Chavan has made many enemies in the state: Congress legislators who are loyal to Ashok Chavan and Vilasrao Deshmukh (another former chief minister), real estate developers who are miffed at Chavan’s attempts to discipline them, some disgruntled bureaucrats and businessmen who feel that key projects like the Navi Mumbai airport are moving at a snail’s pace. All this has added fuel to the fire. On Monday, Chavan asked his MLAs to keep quiet and refrain from briefing the media on the fracas with Pawar and the NCP. On Tuesday, 42 MLAs wrote to Congress President Gandhi to express their grievances against Chavan.
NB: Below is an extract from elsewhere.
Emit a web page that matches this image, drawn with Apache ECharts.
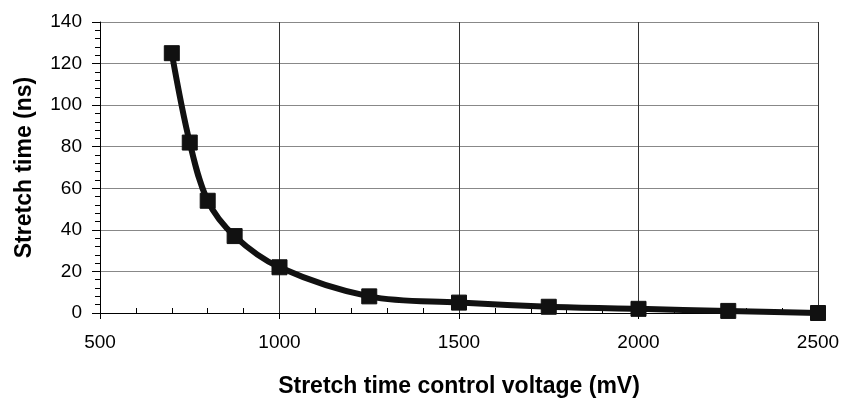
<!DOCTYPE html>
<html>
<head>
    <meta charset="utf-8">
    <title>Stretch time</title>
    <script src="https://cdn.jsdelivr.net/npm/echarts@6/dist/echarts.min.js"></script>
    <style>
        body { margin: 0; background: #fff; }
        #main { width: 844px; height: 403px; }
    </style>
</head>
<body>
    <div id="main"></div>
    <script>
        // control voltage (mV) and stretch time (ns)
        var voltage = [700, 750, 800, 875, 1000, 1250, 1500, 1750, 2000, 2250, 2500];
        var stretchTime = [125, 82, 54, 37, 22, 8, 5, 3, 2, 1, 0];

        var points = voltage.map(function (v, i) { return [v, stretchTime[i]]; });
        var font = 'Arial, "Liberation Sans", sans-serif';
        var plain = function (v) { return String(v); };

        var chart = echarts.init(document.getElementById('main'));
        chart.setOption({
            animation: false,
            grid: { left: 100, top: 22, right: 26, bottom: 90 },
            xAxis: [{
                type: 'value', min: 500, max: 2500, interval: 500,
                name: 'Stretch time control voltage (mV)',
                nameLocation: 'middle', nameGap: 62,
                nameTextStyle: { fontFamily: font, fontSize: 23, fontWeight: 'bold', color: '#000' },
                axisLine: { lineStyle: { color: '#000', width: 1 } },
                axisTick: { length: 6, lineStyle: { color: '#000' } },
                axisLabel: { fontFamily: font, fontSize: 19, color: '#000', margin: 20, formatter: plain },
                splitLine: { lineStyle: { color: '#333', width: 1 } }
            }, {
                // only carries the little inward minor ticks
                type: 'value', min: 500, max: 2500, interval: 500, position: 'bottom',
                axisLine: { show: false },
                axisTick: { show: false, inside: true },
                minorTick: { show: true, splitNumber: 5, length: 5, lineStyle: { color: '#000' } },
                axisLabel: { show: false },
                splitLine: { show: false }
            }],
            yAxis: {
                type: 'value', min: 0, max: 140, interval: 20,
                name: 'Stretch time (ns)',
                nameLocation: 'middle', nameGap: 64,
                nameTextStyle: { fontFamily: font, fontSize: 23, fontWeight: 'bold', color: '#000' },
                axisLine: { show: true, lineStyle: { color: '#000', width: 1 } },
                axisTick: { show: true, length: 8, lineStyle: { color: '#000' } },
                minorTick: { show: true, splitNumber: 5, length: 5, lineStyle: { color: '#000' } },
                axisLabel: { fontFamily: font, fontSize: 19, color: '#000', margin: 18, formatter: plain },
                splitLine: { lineStyle: { color: '#888', width: 1 } }
            },
            series: [{
                type: 'line',
                data: points,
                smooth: 0.35,
                symbol: 'rect',
                symbolSize: 15,
                lineStyle: { color: '#111', width: 6 },
                itemStyle: { color: '#111', borderColor: '#111' }
            }]
        });
    </script>
</body>
</html>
On Wednesday, Chavan dashed to Delhi, ostensibly to take part in Pranab Mukherjee’s swearing-in ceremony, though there was speculation that he had been summoned by the Congress high command to settle the row with Pawar. Political analysts predicted that there would be a reconciliation during his visit. And that is what happened. For the time being, the NCP and the Congress have decided to bury the hatchet. But the peace may be superficial.